**SHORT PROBLEM:** All of the material below is to be retyped exactly.

## Start GIVEN DATA

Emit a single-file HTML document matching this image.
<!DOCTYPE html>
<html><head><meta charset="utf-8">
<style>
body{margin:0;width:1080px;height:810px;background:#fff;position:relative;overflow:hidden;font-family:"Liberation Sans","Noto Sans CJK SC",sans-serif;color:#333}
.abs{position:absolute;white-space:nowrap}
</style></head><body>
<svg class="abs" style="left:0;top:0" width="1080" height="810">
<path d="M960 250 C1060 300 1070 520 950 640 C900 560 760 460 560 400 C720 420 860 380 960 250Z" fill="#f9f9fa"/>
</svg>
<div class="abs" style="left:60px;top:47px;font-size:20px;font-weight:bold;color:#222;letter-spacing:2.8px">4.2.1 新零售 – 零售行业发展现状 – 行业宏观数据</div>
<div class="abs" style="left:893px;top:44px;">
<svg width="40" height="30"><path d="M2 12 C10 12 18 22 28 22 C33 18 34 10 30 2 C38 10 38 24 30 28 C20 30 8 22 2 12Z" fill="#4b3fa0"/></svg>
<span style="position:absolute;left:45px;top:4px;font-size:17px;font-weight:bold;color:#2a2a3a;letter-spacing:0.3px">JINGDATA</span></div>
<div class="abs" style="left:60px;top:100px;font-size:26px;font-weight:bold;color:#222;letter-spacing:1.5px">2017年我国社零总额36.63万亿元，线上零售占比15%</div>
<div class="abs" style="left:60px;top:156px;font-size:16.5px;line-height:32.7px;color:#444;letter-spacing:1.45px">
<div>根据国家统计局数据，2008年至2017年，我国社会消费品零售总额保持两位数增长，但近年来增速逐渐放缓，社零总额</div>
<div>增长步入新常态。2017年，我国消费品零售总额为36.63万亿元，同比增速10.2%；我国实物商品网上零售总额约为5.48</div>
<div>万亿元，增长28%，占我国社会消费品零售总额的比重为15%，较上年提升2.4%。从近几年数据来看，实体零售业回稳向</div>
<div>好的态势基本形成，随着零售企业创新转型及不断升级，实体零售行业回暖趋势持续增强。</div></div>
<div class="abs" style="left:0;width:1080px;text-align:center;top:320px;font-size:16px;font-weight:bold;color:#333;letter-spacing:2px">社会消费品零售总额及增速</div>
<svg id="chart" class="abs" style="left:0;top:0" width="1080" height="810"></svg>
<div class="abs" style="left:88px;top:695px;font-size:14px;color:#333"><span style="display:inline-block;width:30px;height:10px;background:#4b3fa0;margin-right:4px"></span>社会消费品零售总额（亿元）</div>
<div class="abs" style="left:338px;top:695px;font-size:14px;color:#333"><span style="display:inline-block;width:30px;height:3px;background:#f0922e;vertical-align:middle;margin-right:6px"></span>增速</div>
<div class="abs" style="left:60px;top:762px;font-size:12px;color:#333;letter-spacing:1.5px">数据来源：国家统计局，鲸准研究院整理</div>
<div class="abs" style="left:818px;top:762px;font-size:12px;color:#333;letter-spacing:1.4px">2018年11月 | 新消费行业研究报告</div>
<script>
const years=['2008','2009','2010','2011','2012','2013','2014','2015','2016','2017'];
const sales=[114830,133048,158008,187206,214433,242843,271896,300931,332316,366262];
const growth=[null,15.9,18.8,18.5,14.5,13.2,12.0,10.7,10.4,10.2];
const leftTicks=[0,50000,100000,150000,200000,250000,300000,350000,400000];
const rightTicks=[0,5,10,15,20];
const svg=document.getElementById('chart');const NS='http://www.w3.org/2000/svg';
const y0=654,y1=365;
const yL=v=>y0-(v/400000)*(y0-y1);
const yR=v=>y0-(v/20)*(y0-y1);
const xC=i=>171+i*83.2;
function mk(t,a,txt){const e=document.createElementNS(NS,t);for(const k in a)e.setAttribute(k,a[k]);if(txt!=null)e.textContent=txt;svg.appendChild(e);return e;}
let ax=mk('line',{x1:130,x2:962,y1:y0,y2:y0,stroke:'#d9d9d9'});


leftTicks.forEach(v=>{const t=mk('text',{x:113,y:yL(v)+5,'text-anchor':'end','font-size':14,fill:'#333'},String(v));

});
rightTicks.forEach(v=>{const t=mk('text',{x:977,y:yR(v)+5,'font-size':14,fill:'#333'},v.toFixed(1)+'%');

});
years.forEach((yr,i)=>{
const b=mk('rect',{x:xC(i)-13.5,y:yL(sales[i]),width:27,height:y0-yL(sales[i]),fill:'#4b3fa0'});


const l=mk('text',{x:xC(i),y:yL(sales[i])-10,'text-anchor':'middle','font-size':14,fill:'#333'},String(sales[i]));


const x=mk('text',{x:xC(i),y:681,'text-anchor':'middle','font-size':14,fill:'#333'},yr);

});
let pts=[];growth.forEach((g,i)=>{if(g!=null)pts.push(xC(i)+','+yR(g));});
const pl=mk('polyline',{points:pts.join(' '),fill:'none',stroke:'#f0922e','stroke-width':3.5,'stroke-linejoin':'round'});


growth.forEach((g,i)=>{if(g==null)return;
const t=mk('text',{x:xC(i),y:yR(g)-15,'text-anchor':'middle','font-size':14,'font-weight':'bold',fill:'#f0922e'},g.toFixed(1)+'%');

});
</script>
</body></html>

## End GIVEN DATA

**EXPECTED ANSWER:**
Emit a single-file HTML document matching this image.
<!DOCTYPE html>
<html><head><meta charset="utf-8">
<style>
body{margin:0;width:1080px;height:810px;background:#fff;position:relative;overflow:hidden;font-family:"Liberation Sans","Noto Sans CJK SC",sans-serif;color:#333}
.abs{position:absolute;white-space:nowrap}
</style></head><body>
<svg class="abs" style="left:0;top:0" width="1080" height="810">
<path d="M960 250 C1060 300 1070 520 950 640 C900 560 760 460 560 400 C720 420 860 380 960 250Z" fill="#f9f9fa"/>
</svg>
<div class="abs" style="left:60px;top:47px;font-size:20px;font-weight:bold;color:#222;letter-spacing:2.8px">4.2.1 新零售 – 零售行业发展现状 – 行业宏观数据</div>
<div class="abs" style="left:893px;top:44px;">
<svg width="40" height="30"><path d="M2 12 C10 12 18 22 28 22 C33 18 34 10 30 2 C38 10 38 24 30 28 C20 30 8 22 2 12Z" fill="#4b3fa0"/></svg>
<span style="position:absolute;left:45px;top:4px;font-size:17px;font-weight:bold;color:#2a2a3a;letter-spacing:0.3px">JINGDATA</span></div>
<div class="abs" style="left:60px;top:100px;font-size:26px;font-weight:bold;color:#222;letter-spacing:1.5px">2017年我国社零总额36.63万亿元，线上零售占比15%</div>
<div class="abs" style="left:60px;top:156px;font-size:16.5px;line-height:32.7px;color:#444;letter-spacing:1.45px">
<div>根据国家统计局数据，2008年至2017年，我国社会消费品零售总额保持两位数增长，但近年来增速逐渐放缓，社零总额</div>
<div>增长步入新常态。2017年，我国消费品零售总额为36.63万亿元，同比增速10.2%；我国实物商品网上零售总额约为5.48</div>
<div>万亿元，增长28%，占我国社会消费品零售总额的比重为15%，较上年提升2.4%。从近几年数据来看，实体零售业回稳向</div>
<div>好的态势基本形成，随着零售企业创新转型及不断升级，实体零售行业回暖趋势持续增强。</div></div>
<div class="abs" style="left:0;width:1080px;text-align:center;top:320px;font-size:16px;font-weight:bold;color:#333;letter-spacing:2px">社会消费品零售总额及增速</div>
<svg id="chart" class="abs" style="left:0;top:0" width="1080" height="810"></svg>
<div class="abs" style="left:88px;top:695px;font-size:14px;color:#333"><span style="display:inline-block;width:30px;height:10px;background:#4b3fa0;margin-right:4px"></span>社会消费品零售总额（亿元）</div>
<div class="abs" style="left:338px;top:695px;font-size:14px;color:#333"><span style="display:inline-block;width:30px;height:3px;background:#f0922e;vertical-align:middle;margin-right:6px"></span>增速</div>
<div class="abs" style="left:60px;top:762px;font-size:12px;color:#333;letter-spacing:1.5px">数据来源：国家统计局，鲸准研究院整理</div>
<div class="abs" style="left:818px;top:762px;font-size:12px;color:#333;letter-spacing:1.4px">2018年11月 | 新消费行业研究报告</div>
<script>
const years=['2008','2009','2010','2011','2012','2013','2014','2015','2016','2017'];
const sales=[114830,133048,158008,187206,214433,242843,271896,300931,332316,366262];
const growth=[null,15.9,18.8,18.5,14.5,13.2,12.0,10.7,10.4,10.2];
const leftTicks=[0,50000,100000,150000,200000,250000,300000,350000,400000];
const rightTicks=[0,5,10,15,20];
const svg=document.getElementById('chart');const NS='http://www.w3.org/2000/svg';
const y0=654,y1=365;
const yL=v=>y0-(v/400000)*(y0-y1);
const yR=v=>y0-(v/20)*(y0-y1);
const xC=i=>171+i*83.2;
function mk(t,a,txt){const e=document.createElementNS(NS,t);for(const k in a)e.setAttribute(k,a[k]);if(txt!=null)e.textContent=txt;svg.appendChild(e);return e;}
let ax=mk('line',{x1:130,x2:962,y1:y0,y2:y0,stroke:'#d9d9d9'});


leftTicks.forEach(v=>{const t=mk('text',{x:113,y:yL(v)+5,'text-anchor':'end','font-size':14,fill:'#333'},String(v));

});
rightTicks.forEach(v=>{const t=mk('text',{x:977,y:yR(v)+5,'font-size':14,fill:'#333'},v.toFixed(1)+'%');

});
years.forEach((yr,i)=>{
const b=mk('rect',{x:xC(i)-13.5,y:yL(sales[i]),width:27,height:y0-yL(sales[i]),fill:'#4b3fa0'});


const l=mk('text',{x:xC(i),y:yL(sales[i])-10,'text-anchor':'middle','font-size':14,fill:'#333'},String(sales[i]));


const x=mk('text',{x:xC(i),y:681,'text-anchor':'middle','font-size':14,fill:'#333'},yr);

});
let pts=[];growth.forEach((g,i)=>{if(g!=null)pts.push(xC(i)+','+yR(g));});
const pl=mk('polyline',{points:pts.join(' '),fill:'none',stroke:'#f0922e','stroke-width':3.5,'stroke-linejoin':'round'});


growth.forEach((g,i)=>{if(g==null)return;
const t=mk('text',{x:xC(i),y:yR(g)-15,'text-anchor':'middle','font-size':14,'font-weight':'bold',fill:'#f0922e'},g.toFixed(1)+'%');

});
</script>
</body></html>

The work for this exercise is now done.